Bayraklı'da depremde yıkılan binaların çürük olduğunun daha önce ilçe belediyesi tarafından tespit edilmiş olmasına rağmen hiçbir adım atılmadığının ortaya çıkması üzüntümüzü daha da artırdı. Bu durum, yıkılan binalarda yaşayanların göz göre göre ölüme gittiğini gösteriyordu.
Yeni Asır olarak iki gündür yaptığımız haberlerle bu binaların riskli olduğunun tespit edilip yıkılması konusunda Büyükşehir ve Bayraklı Belediye Başkanlarına görev ve yetki veren kanun maddelerini gündeme getiriyoruz. Dönemin Bayraklı Belediye Başkanı CHP'li Hasan Kabarağ'ın bu binaların yıkım riski taşıdığını tespit ettiklerini ancak Çevre ve Şehircilik Bakanlığı'na bildirmedikleri yönündeki açıklamasını da dün "Gafletin itirafı" başlığıyla manşet yaptık.
'YIKMA YETKİMİZ YOKTU'
Bu haberimiz üzerine Karabağ aradı.
Karabağ, İmar Kanunu'nun 39. maddesi başta olmak üzere kanunların kendilerine deprem riski taşıyan binaları tespit edip yıkma yetkisi vermediğini savundu. Kendilerine verilen yetkinin 'durduğu yerde' yıkım tehlikesi taşıyan binaların yıkılmasıyla ilgili olduğunu, zaten böyle onlarca binayı da zamanında yıktıklarını anlattı.

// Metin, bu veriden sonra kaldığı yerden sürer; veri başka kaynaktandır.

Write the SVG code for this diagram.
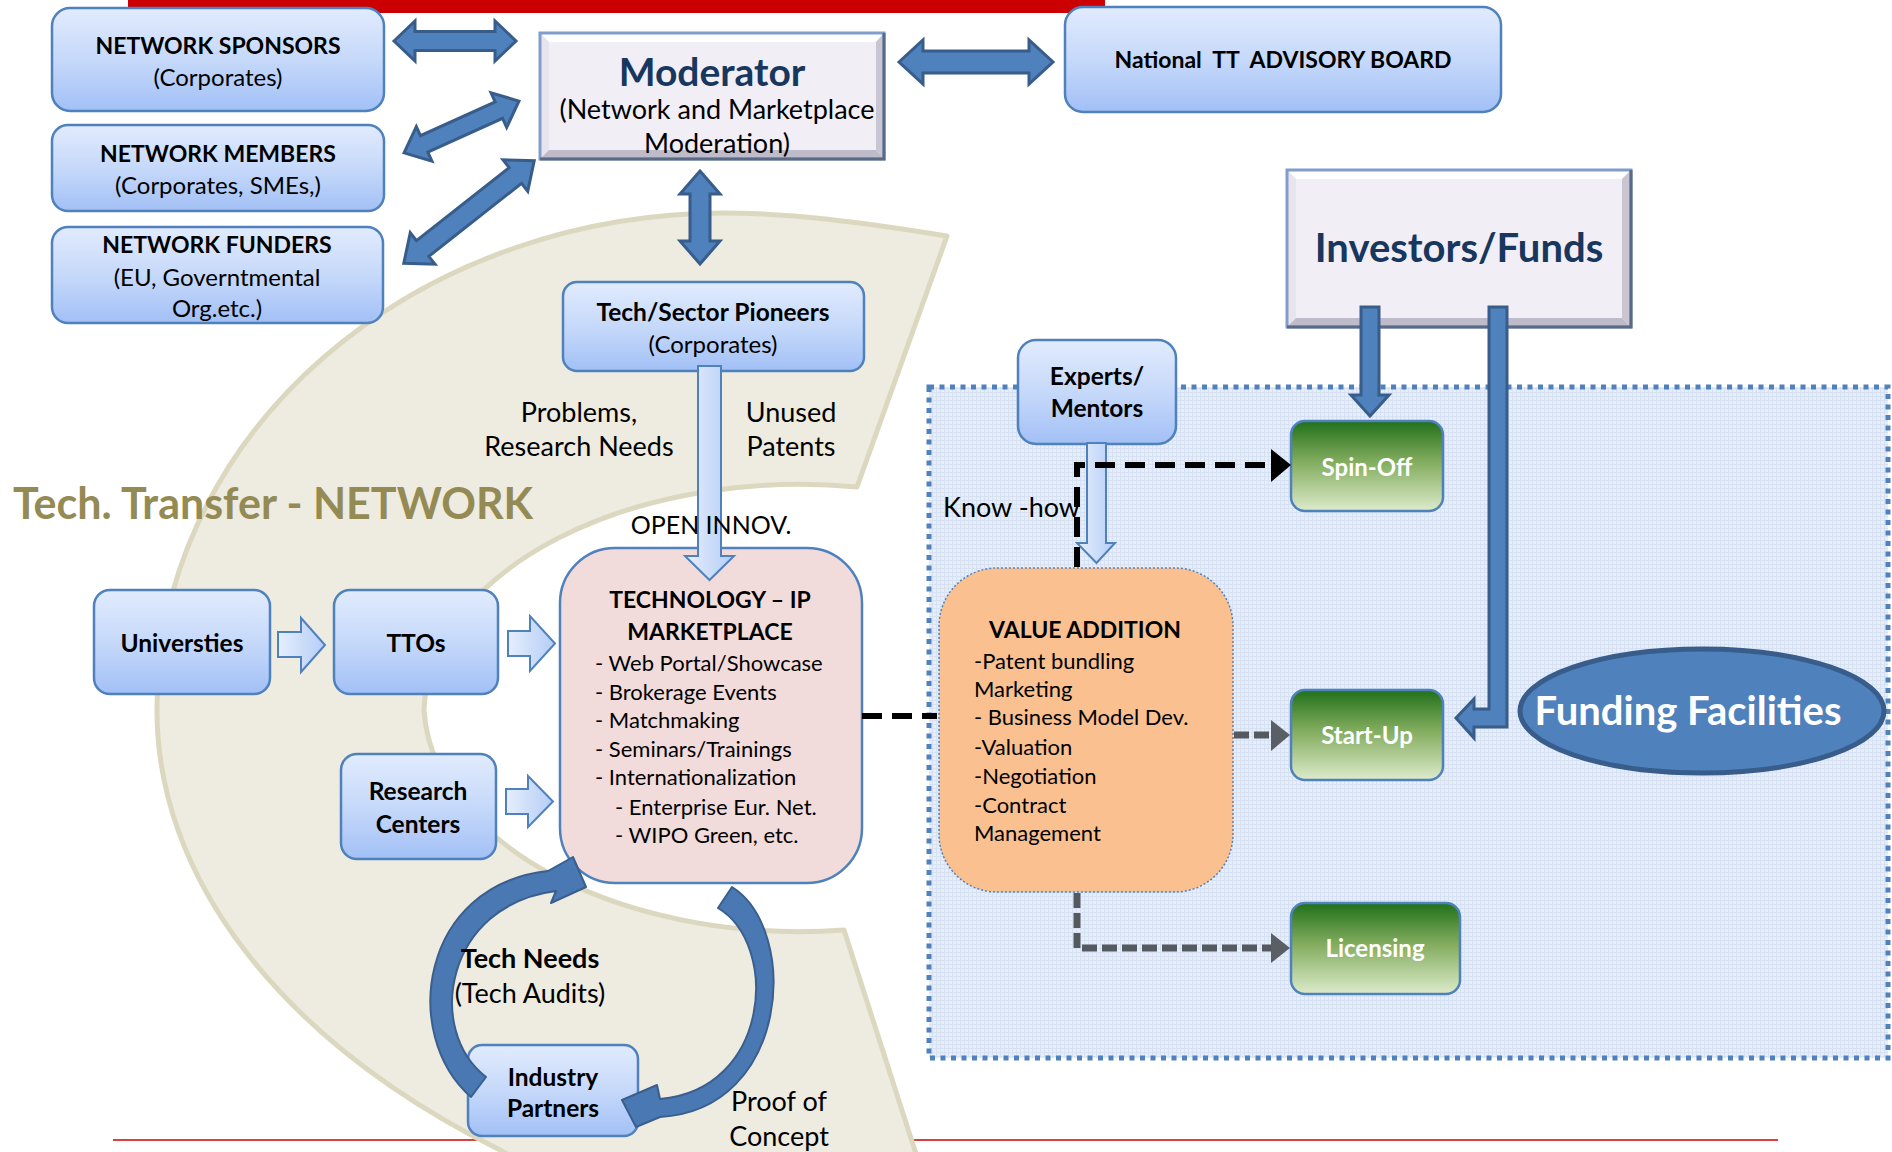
<svg xmlns="http://www.w3.org/2000/svg" width="1892" height="1152" viewBox="0 0 1892 1152">
  <defs>
    <linearGradient id="gBlue" x1="0" y1="0" x2="0" y2="1">
      <stop offset="0" stop-color="#E1EBFD"/>
      <stop offset="0.5" stop-color="#C6D9FA"/>
      <stop offset="1" stop-color="#A2C0F6"/>
    </linearGradient>
    <linearGradient id="gLight" x1="0" y1="0" x2="1" y2="0">
      <stop offset="0" stop-color="#E6EEFD"/>
      <stop offset="1" stop-color="#B4CDF6"/>
    </linearGradient>
    <linearGradient id="gGreen" x1="0" y1="0" x2="0" y2="1">
      <stop offset="0" stop-color="#21701A"/>
      <stop offset="0.45" stop-color="#82AC5E"/>
      <stop offset="1" stop-color="#DDEBCB"/>
    </linearGradient>
    <pattern id="grid" width="4" height="4" patternUnits="userSpaceOnUse">
      <rect width="4" height="4" fill="#E7EEF9"/>
      <path d="M0,0.5 H4 M0.5,0 V4" stroke="#D6E2F3" stroke-width="1"/>
    </pattern>
  </defs>
  <style>
    text { font-family: Lato, 'Liberation Sans', sans-serif; fill: #000; }
    .bx { fill: url(#gBlue); stroke: #4F81BD; stroke-width: 2.5; }
    .gr { fill: url(#gGreen); stroke: #4F81BD; stroke-width: 2.5; }
    .t { font-size: 24px; text-anchor: middle; }
    .tb { font-size: 23px; text-anchor: middle; font-weight: bold; }
    .tb2 { font-size: 24.5px; text-anchor: middle; font-weight: bold; }
    .b { font-weight: bold; }
    .lbl { font-size: 27px; text-anchor: middle; }
    .lst { font-size: 22px; }
    .wt { fill: #FFFFFF; font-weight: bold; font-size: 24px; text-anchor: middle; }
    .navy { fill: #17375E; font-weight: bold; text-anchor: middle; }
    .dbl { fill: #4F81BD; stroke: #385D8A; stroke-width: 3; stroke-linejoin: miter; }
    .blk { fill: #4A78B2; stroke: #3A5F8F; stroke-width: 2; stroke-linejoin: round; }
    .hol { fill: url(#gLight); stroke: #4F81BD; stroke-width: 2; }
    .dashB { fill: none; stroke: #000; stroke-width: 6; stroke-dasharray: 20 10; }
    .dashG { fill: none; stroke: #555A60; stroke-width: 7; stroke-dasharray: 15 5; }
  </style>

  <!-- page decorations -->
  <rect x="128" y="0" width="977" height="13" fill="#CC0000"/>
  <line x1="113" y1="1140" x2="1778" y2="1140" stroke="#CC0000" stroke-width="1.5"/>

  <!-- network band -->
  <path id="band" d="M947,236 C860,222 790,213 724,213 A567 495 0 0 0 157,708 A943 570 0 0 0 500,1150 L560,1185 L926,1185 L844,930 A376 230 0 0 1 424,710 A376 230 0 0 1 857,487 Z" fill="#EEEBE0" stroke="#DCD8C0" stroke-width="5" stroke-linejoin="round"/>

  <!-- commercialisation region -->
  <rect id="region" x="929" y="387" width="959" height="671" fill="url(#grid)" stroke="#4F81BD" stroke-width="5" stroke-dasharray="5 5.5"/>

  <text x="13" y="519" style="font-size:43px;font-weight:bold;fill:#948A54">Tech. Transfer - NETWORK</text>

  <!-- nodes -->
  <g id="sponsors">
    <rect class="bx" x="52" y="8" width="332" height="103" rx="18"/>
    <text class="tb" x="218" y="54">NETWORK SPONSORS</text>
    <text class="t" x="218" y="86">(Corporates)</text>
  </g>
  <g id="members">
    <rect class="bx" x="52" y="125" width="332" height="86" rx="16"/>
    <text class="tb" x="218" y="162">NETWORK MEMBERS</text>
    <text class="t" x="218" y="194">(Corporates, SMEs,)</text>
  </g>
  <g id="funders">
    <rect class="bx" x="52" y="227" width="331" height="96" rx="16"/>
    <text class="tb" x="217" y="253">NETWORK FUNDERS</text>
    <text class="t" x="217" y="286">(EU, Governtmental</text>
    <text class="t" x="217" y="317">Org.etc.)</text>
  </g>
  <g id="moderator">
    <rect x="540" y="33" width="344" height="126" fill="#F1EEF6"/>
    <polygon points="540,33 884,33 876,42 549,42" fill="#FFFFFF"/>
    <polygon points="540,33 549,42 549,150 540,159" fill="#E7E4EE"/>
    <polygon points="884,33 884,159 876,150 876,42" fill="#C8C6D3"/>
    <polygon points="540,159 884,159 876,150 549,150" fill="#BEBCCA"/>
    <rect x="540" y="33" width="344" height="126" fill="none" stroke="#809DCC" stroke-width="3"/>
    <path d="M884,33 V159 H540" fill="none" stroke="#5A6A86" stroke-width="3"/>
    <text class="navy" x="712" y="86" style="font-size:39px">Moderator</text>
    <text x="717" y="119" style="font-size:27px" text-anchor="middle">(Network and Marketplace</text>
    <text x="717" y="153" style="font-size:27px" text-anchor="middle">Moderation)</text>
  </g>
  <g id="advisory">
    <rect class="bx" x="1065" y="7" width="436" height="105" rx="18"/>
    <text class="b" x="1283" y="68" style="font-size:23px" text-anchor="middle" xml:space="preserve">National  TT  ADVISORY BOARD</text>
  </g>
  <g id="investors">
    <rect x="1287" y="170" width="344" height="157" fill="#F1EEF6"/>
    <polygon points="1287,170 1631,170 1622,179 1296,179" fill="#FFFFFF"/>
    <polygon points="1287,170 1296,179 1296,318 1287,327" fill="#E7E4EE"/>
    <polygon points="1631,170 1631,327 1622,318 1622,179" fill="#C8C6D3"/>
    <polygon points="1287,327 1631,327 1622,318 1296,318" fill="#BEBCCA"/>
    <rect x="1287" y="170" width="344" height="157" fill="none" stroke="#809DCC" stroke-width="3"/>
    <path d="M1631,170 V327 H1287" fill="none" stroke="#5A6A86" stroke-width="3"/>
    <text class="navy" x="1459" y="262" style="font-size:40px">Investors/Funds</text>
  </g>
  <g id="pioneers">
    <rect class="bx" x="563" y="282" width="301" height="89" rx="14"/>
    <text class="tb2" x="713" y="321">Tech/Sector Pioneers</text>
    <text class="t" x="713" y="353">(Corporates)</text>
  </g>
  <g id="universities">
    <rect class="bx" x="94" y="590" width="176" height="104" rx="16"/>
    <text class="tb2" x="182" y="652">Universties</text>
  </g>
  <g id="ttos">
    <rect class="bx" x="334" y="590" width="164" height="104" rx="16"/>
    <text class="tb2" x="416" y="652">TTOs</text>
  </g>
  <g id="research">
    <rect class="bx" x="341" y="754" width="155" height="105" rx="16"/>
    <text class="tb2" x="418" y="800">Research</text>
    <text class="tb2" x="418" y="833">Centers</text>
  </g>
  <g id="marketplace">
    <rect x="560" y="548" width="302" height="335" rx="55" fill="#F2DCDB" stroke="#4F81BD" stroke-width="2.5"/>
    <text class="b" x="710" y="608" style="font-size:23px" text-anchor="middle">TECHNOLOGY – IP</text>
    <text class="b" x="710" y="640" style="font-size:23px" text-anchor="middle">MARKETPLACE</text>
    <text class="lst" x="595" y="671">- Web Portal/Showcase</text>
    <text class="lst" x="595" y="700">- Brokerage Events</text>
    <text class="lst" x="595" y="728">- Matchmaking</text>
    <text class="lst" x="595" y="757">- Seminars/Trainings</text>
    <text class="lst" x="595" y="785">- Internationalization</text>
    <text class="lst" x="615" y="815">- Enterprise Eur. Net.</text>
    <text class="lst" x="615" y="843">- WIPO Green, etc.</text>
  </g>
  <g id="industry">
    <rect class="bx" x="468" y="1045" width="170" height="91" rx="14"/>
    <text class="tb2" x="553" y="1086">Industry</text>
    <text class="tb2" x="553" y="1117">Partners</text>
  </g>
  <g id="experts">
    <rect class="bx" x="1018" y="340" width="158" height="104" rx="18"/>
    <text class="tb2" x="1097" y="385">Experts/</text>
    <text class="tb2" x="1097" y="417">Mentors</text>
  </g>
  <g id="value">
    <rect x="939" y="568" width="294" height="324" rx="58" fill="#FAC090" stroke="#4F81BD" stroke-width="1.5" stroke-dasharray="2 2"/>
    <text class="b" x="1085" y="638" style="font-size:23px" text-anchor="middle">VALUE ADDITION</text>
    <text class="lst" x="974" y="669">-Patent bundling</text>
    <text class="lst" x="974" y="697">Marketing</text>
    <text class="lst" x="974" y="725">- Business Model Dev.</text>
    <text class="lst" x="974" y="755">-Valuation</text>
    <text class="lst" x="974" y="784">-Negotiation</text>
    <text class="lst" x="974" y="813">-Contract</text>
    <text class="lst" x="974" y="841">Management</text>
  </g>
  <g id="spinoff">
    <rect class="gr" x="1291" y="421" width="152" height="90" rx="14"/>
    <text class="wt" x="1367" y="476">Spin-Off</text>
  </g>
  <g id="startup">
    <rect class="gr" x="1291" y="690" width="152" height="90" rx="14"/>
    <text class="wt" x="1367" y="744">Start-Up</text>
  </g>
  <g id="licensing">
    <rect class="gr" x="1291" y="903" width="169" height="91" rx="14"/>
    <text class="wt" x="1375" y="957">Licensing</text>
  </g>
  <g id="funding">
    <ellipse cx="1702" cy="711" rx="182" ry="62" fill="#4F81BD" stroke="#385D8A" stroke-width="5"/>
    <text class="wt" x="1688" y="725" style="font-size:40px">Funding Facilities</text>
  </g>

  <!-- connectors -->
  <g id="connectors">
    <!-- double arrows around the moderator -->
    <path class="dbl" transform="translate(455,41)" d="M-61,0 L-40,-20 L-40,-9.5 L40,-9.5 L40,-20 L61,0 L40,20 L40,9.5 L-40,9.5 L-40,20 Z"/>
    <path class="dbl" transform="translate(976,62)" d="M-77,0 L-53,-22 L-53,-11 L53,-11 L53,-22 L77,0 L53,22 L53,11 L-53,11 L-53,22 Z"/>
    <path class="dbl" transform="translate(461.5,127) rotate(-24.3)" d="M-63,0 L-41,-19 L-41,-9 L41,-9 L41,-19 L63,0 L41,19 L41,9 L-41,9 L-41,19 Z"/>
    <path class="dbl" transform="translate(469,212) rotate(-38.2)" d="M-83,0 L-59,-20 L-59,-10 L59,-10 L59,-20 L83,0 L59,20 L59,10 L-59,10 L-59,20 Z"/>
    <path class="dbl" transform="translate(700,217.5) rotate(90)" d="M-46.5,0 L-23.5,-20 L-23.5,-10 L23.5,-10 L23.5,-20 L46.5,0 L23.5,20 L23.5,10 L-23.5,10 L-23.5,20 Z"/>

    <!-- investors to spin-off and start-up -->
    <path class="dbl" d="M1361,307 L1379,307 L1379,395 L1389,395 L1370,416 L1351,395 L1361,395 Z"/>
    <path class="dbl" d="M1489,307 L1507,307 L1507,727 L1474,727 L1474,738 L1456,718 L1474,699 L1474,709 L1489,709 Z"/>

    <!-- open innovation flow -->
    <path class="hol" d="M698,366 L721,366 L721,556 L734,556 L709.5,580 L685,556 L698,556 Z"/>
    <!-- know-how flow -->
    <path class="hol" d="M1087,443 L1106,443 L1106,543 L1115,543 L1096.5,563 L1077,543 L1087,543 Z"/>

    <!-- feeds into the marketplace -->
    <path class="hol" d="M278,632 L301,632 L301,618 L325,645 L301,672 L301,657 L278,657 Z"/>
    <path class="hol" d="M508,631 L530,631 L530,616 L555,643.5 L530,671 L530,656 L508,656 Z"/>
    <path class="hol" d="M506,789 L528,789 L528,776 L553,801.5 L528,827 L528,814 L506,814 Z"/>

    <!-- marketplace to value addition -->
    <path class="dashB" d="M862,716 H937"/>
    <!-- value addition to spin-off -->
    <path class="dashB" d="M1077,567 V465 H1272"/>
    <polygon points="1271,449 1291,465 1271,482" fill="#000"/>
    <!-- value addition to start-up and licensing -->
    <path class="dashG" d="M1234,735 H1272"/>
    <polygon points="1271,720 1290,735 1271,751" fill="#5A5F66"/>
    <path class="dashG" d="M1077,893 V948 H1272"/>
    <polygon points="1271,933 1290,948 1271,963" fill="#5A5F66"/>

    <!-- cycle between marketplace and industry partners -->
    <path class="blk" d="M471,1097 C400,1035 420,885 548,871 L573,857 L586,887 L551,903 L556,891 C445,905 425,1030 486,1077 Z"/>
    <path class="blk" d="M732,887 C800,930 790,1110 660,1117 L636,1127 L622,1100 L657,1085 L660,1099 C770,1090 780,945 718,908 Z"/>
  </g>

  <!-- flow labels -->
  <g id="labels">
    <text class="lbl" x="579" y="422">Problems,</text>
    <text class="lbl" x="579" y="456">Research Needs</text>
    <text class="lbl" x="791" y="422">Unused</text>
    <text class="lbl" x="791" y="456">Patents</text>
    <text class="lbl" x="711" y="534" style="font-size:25px">OPEN INNOV.</text>
    <text x="943" y="517" style="font-size:27px">Know -how</text>
    <text class="lbl b" x="530" y="968">Tech Needs</text>
    <text class="lbl" x="530" y="1003">(Tech Audits)</text>
    <text class="lbl" x="779" y="1111">Proof of</text>
    <text class="lbl" x="779" y="1146">Concept</text>
  </g>
</svg>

Belediye bünyesinde deprem etüd merkezini kurarken amaçlarının vatandaşa bir fikir vermek olduğunu ifade eden Karabağ, "Merkezimizin verdiği raporlar üst düzey raporlar değildi. Hukuki altyapısı yoktu. Bu raporları lisanslı kuruluşlar karot testi ve kapsamlı risk analizi yaptıktan sonra verebiliyor.
Bizim raporlarımızın bağlayıcılığı yoktu. O yüzden biz bunu apartman yöneticilerine vererek kendilerini binalarının riskli olduğu konusunda uyardık" dedi.
'BİNLERCE İNSAN KURTARDIK'
Yaptıkları uyarılar sonucu onlarca binanın yenilendiğini ifade eden Karabağ, "Yani hayatını kurtardığmız binlerce insan var. Ancak, bunlara yazık olmuş. Bizim merkezimizin lisansı olmadığı için yetkisi de yoktu. Bu nedenle hazırladığımız raporları Bakanlığa sunsak da hiçbir geçerliliği yoktu. Biz vatandaşı lisanslı bir kuruma git test yaptır diye yönlendirdik.
İnsanlara iyilik yaparken 'Şunu da niye yapmadın, bunu niye yapmadın?' diye suçlamanın bir manası yok" diye konuştu.
Karabağ'a ısrarla, "Başkanım burada sizin bu binaların depremde yıkılma riski taşıdığını tespit etmenizle artık cin şişeden çıkmış. En azından Bakanlığa bunu bir yazıyla sunabilirdiniz. Bugün de çıkıp 'Biz zamanında uyardık ama bir şey yapılmadı' deme hakkına sahip olurdunuz. Böyle bir tespitten sonra bir belediye başkanının yapacağı hiçbir şey yok muydu?" diye sordum. O da ısrarla "Biz bunları bakanlığa versek, 'Siz tamam yapmışsınız ama sizin yaptığınız hukuki altyapısı olmayan bir çalışma. Mal sahiplerinin gelip bize müracaat etmesi lazım' diyecekti. Hem buraların riskli olduğunu ilgili yerler biliyor.
Bakanlığın güçlendirdiği kendi binası da bu bölgede. Riskli yerleri bütün kurumlar biliyor ama hiçbiri bir şey yapmıyor. Bir şey yapanın ise, suçlanması çok yanlış.
Bu işi getirip Bayraklı Belediyesi'nin üzerine yıkmanın anlamı yok" dedi.
BEN İKNA OLMADIM
Açıkçası Karabağ'ın anlattıkları beni ikna etmedi. Bir belediye başkanı eğer ilçesindeki binaların bir kısmının depremde yıkılabileceğini bu şekilde tespit etmişse elinde yetki yoksa bile (ki var) gerekirse ortalığı ayağa kaldırıp bu tehlikeye dikkat çekebilirdi. Ama Karabağ, döneminde sadece genel ifadeler içeren bir iki basın bülteni yayınlama dışında hiçbir şey yapılmadı.